Monday, October 9, 2017

Book review: The Bastard Legion by Gavin Smith


Title: The Bastard Legion
Author: Gavin Smith
Release date: 5th October 2017
Publisher: Gollancz 
Genre: Science Fiction 
Series: The Bastard Legion #1
Source: Review copy from the publisher

Description: Four hundred years in the future, the most dangerous criminals are kept in suspended animation aboard prison ships and "rehabilitated" in a shared virtual reality environment. But Miska Corbin, a thief and hacker with a background in black ops, has stolen one of these ships, the Hangman's Daughter, and made it her own. Controlled by explosive collars and trained in virtual reality by the electronic ghost of a dead marine sergeant, the thieves, gangsters, murderers, and worse are transformed into Miska's own private indentured army: the Bastard Legion. Are the mercenaries just for fun and profit, or does Miska have a hidden purpose connected to her covert past?

My thoughts: I loved the concept of the book as soon as I heard it, and since I'd heard good things about Gavin Smith's writing, I thought it would be a good book to start with. The story starts as Miska is about to take a small group of the prisoners she has been trying up onto an asteroid to take back control of it from a rebel group. It quickly becomes apparent when they arrive that Miska has not been given the full story about the rebels, their capabilities, and any reasons they might have to rebell.
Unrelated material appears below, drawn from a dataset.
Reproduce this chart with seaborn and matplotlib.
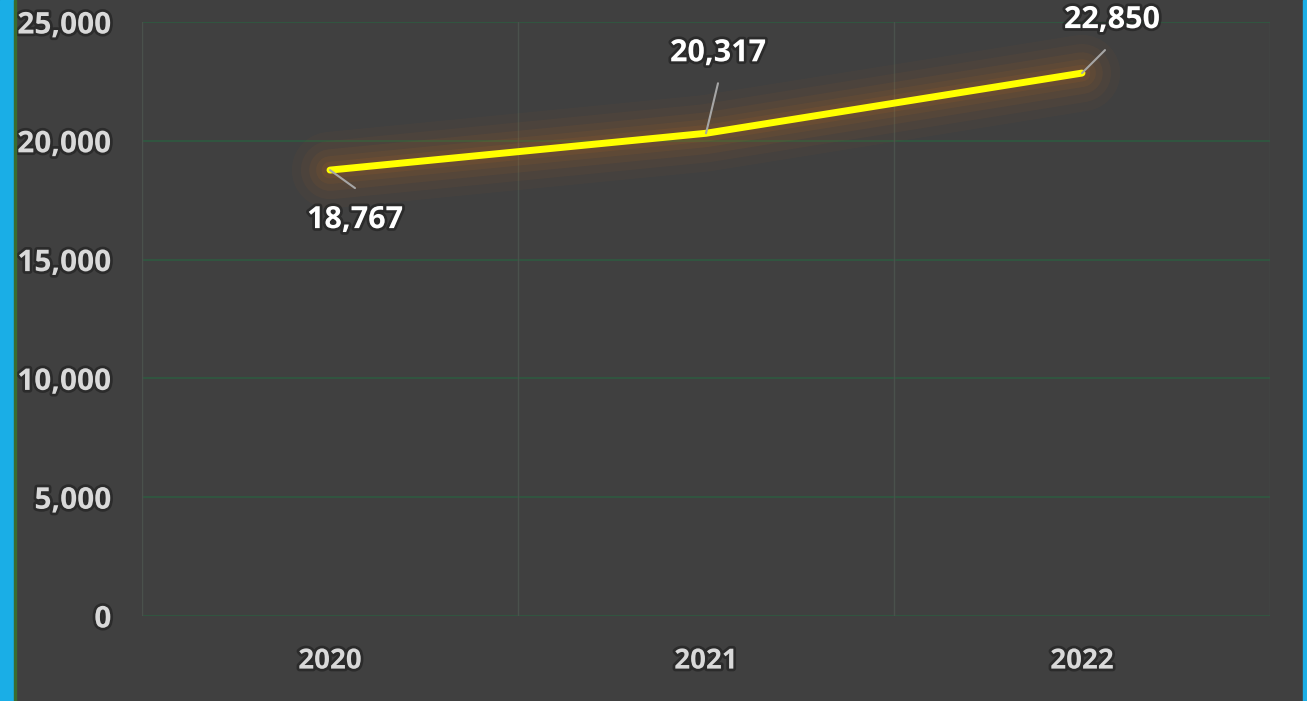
import numpy as np
import pandas as pd
import matplotlib
matplotlib.use("Agg")
import matplotlib.pyplot as plt
import matplotlib.patheffects as pe
import seaborn as sns

# chart values
years = ["2020", "2021", "2022"]
values = [18767, 20317, 22850]
y_ticks = [0, 5000, 10000, 15000, 20000, 25000]
label_offsets = [(25, -50), (12, 80), (30, 53)]   # label centre, pixels from point
leader_ends = [(25, -18), (12, 50), (23, 23)]     # leader line end, pixels from point

df = pd.DataFrame({"year": years, "value": values})
df["x"] = np.arange(len(years))

sns.set_style("dark")
plt.rcParams["font.family"] = ["Open Sans", "DejaVu Sans"]

bg = "#404040"
fig = plt.figure(figsize=(13.07, 7.01), dpi=100, facecolor=bg)
ax = fig.add_axes([142 / 1307, 85 / 701, 1128 / 1307, 594 / 701])
ax.set_facecolor(bg)

# blue side strips
fig.patches.append(plt.Rectangle((0, 0), 14 / 1307, 1, transform=fig.transFigure, color="#1aaee6", zorder=0))
fig.patches.append(plt.Rectangle((14 / 1307, 0), 2 / 1307, 1, transform=fig.transFigure, color="#3b6b2e", zorder=0))
fig.patches.append(plt.Rectangle((1303 / 1307, 0), 4 / 1307, 1, transform=fig.transFigure, color="#1aaee6", zorder=0))

# grid
for yv in y_ticks:
    ax.axhline(yv, color="#2f5a40", lw=1.2, zorder=1)
for xv in [-0.5, 0.5, 1.5, 2.5]:
    ax.axvline(xv, color="#4a514c", lw=1, zorder=1)

# soft orange glow under the line
for w, a in [(55, 0.03), (42, 0.04), (30, 0.05), (20, 0.06), (12, 0.07)]:
    ax.plot(df["x"], df["value"], color="#ff7f10", lw=w, alpha=a, solid_capstyle="round", zorder=2)
sns.lineplot(data=df, x="x", y="value", color="#ffff00", lw=5, ax=ax, zorder=3)

shadow = [pe.withStroke(linewidth=4, foreground="#1e1e1e", alpha=0.6)]
for xv, yv, (dx, dy), (lx, ly) in zip(df["x"], df["value"], label_offsets, leader_ends):
    ax.annotate("", xy=(xv, yv), xytext=(lx, ly), textcoords="offset pixels", zorder=4,
                arrowprops=dict(arrowstyle="-", color="#a6a6a6", lw=1.5, shrinkA=0, shrinkB=0))
    ax.annotate(f"{yv:,}", xy=(xv, yv), xytext=(dx, dy), textcoords="offset pixels",
                ha="center", va="center", fontsize=22, fontweight="bold", color="white",
                path_effects=shadow, zorder=4)

ax.set_xlim(-0.5, 2.5)
ax.set_ylim(0, 25000)
ax.set_xticks(df["x"])
ax.set_xticklabels(years)
ax.set_yticks(y_ticks)
ax.set_yticklabels([f"{v:,}" for v in y_ticks])
ax.tick_params(axis="both", length=0, labelcolor="#d9d9d9")
ax.tick_params(axis="y", pad=22, labelsize=21.5)
ax.tick_params(axis="x", pad=22, labelsize=20)
for lab in ax.get_xticklabels() + ax.get_yticklabels():
    lab.set_fontweight("bold")
    lab.set_path_effects(shadow)
ax.set_xlabel("")
ax.set_ylabel("")
ax.grid(False)
for s in ax.spines.values():
    s.set_visible(False)

fig.savefig("out.png", dpi=100, facecolor=bg)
The bulk of the story focuses on the campaign to take over the asteroid, with occasional flashbacks to Miska's past: partly as she was securing the job and beginning to train the prisoners and partly looking at the events that led her to steal the prison ship in the first place and the bigger reasons for her taking it.

There aren't too many scientific terms or explanations in the book, but there are a lot of sci-fi weapons, equipment and body modifications. The fights between Miska's team and the rebels, and a few other people, are described in great detail. Personally I didn't need to know the names of each weapon being used at any time, but as Miska has been a marine, I think it makes sense that she (as the narrator) would call things by their proper names, so I adjusted to it after a while.

I liked the characters, particularly Miska who we get to know best. Some of the others are very intriguing as well, and I'll be interested to see how they develop over the trilogy and to learn more about their backgrounds. Overall I enjoyed the book - it's a fun read with a lot of mouthy mercenaries and vivid gunfights, as well as some interesting imaginings of technology and society in the future. I'm giving The Bastard Legion  by Gavin Smith 7/10. And I'm glad to hear that book 2 is also out this month, on ebook!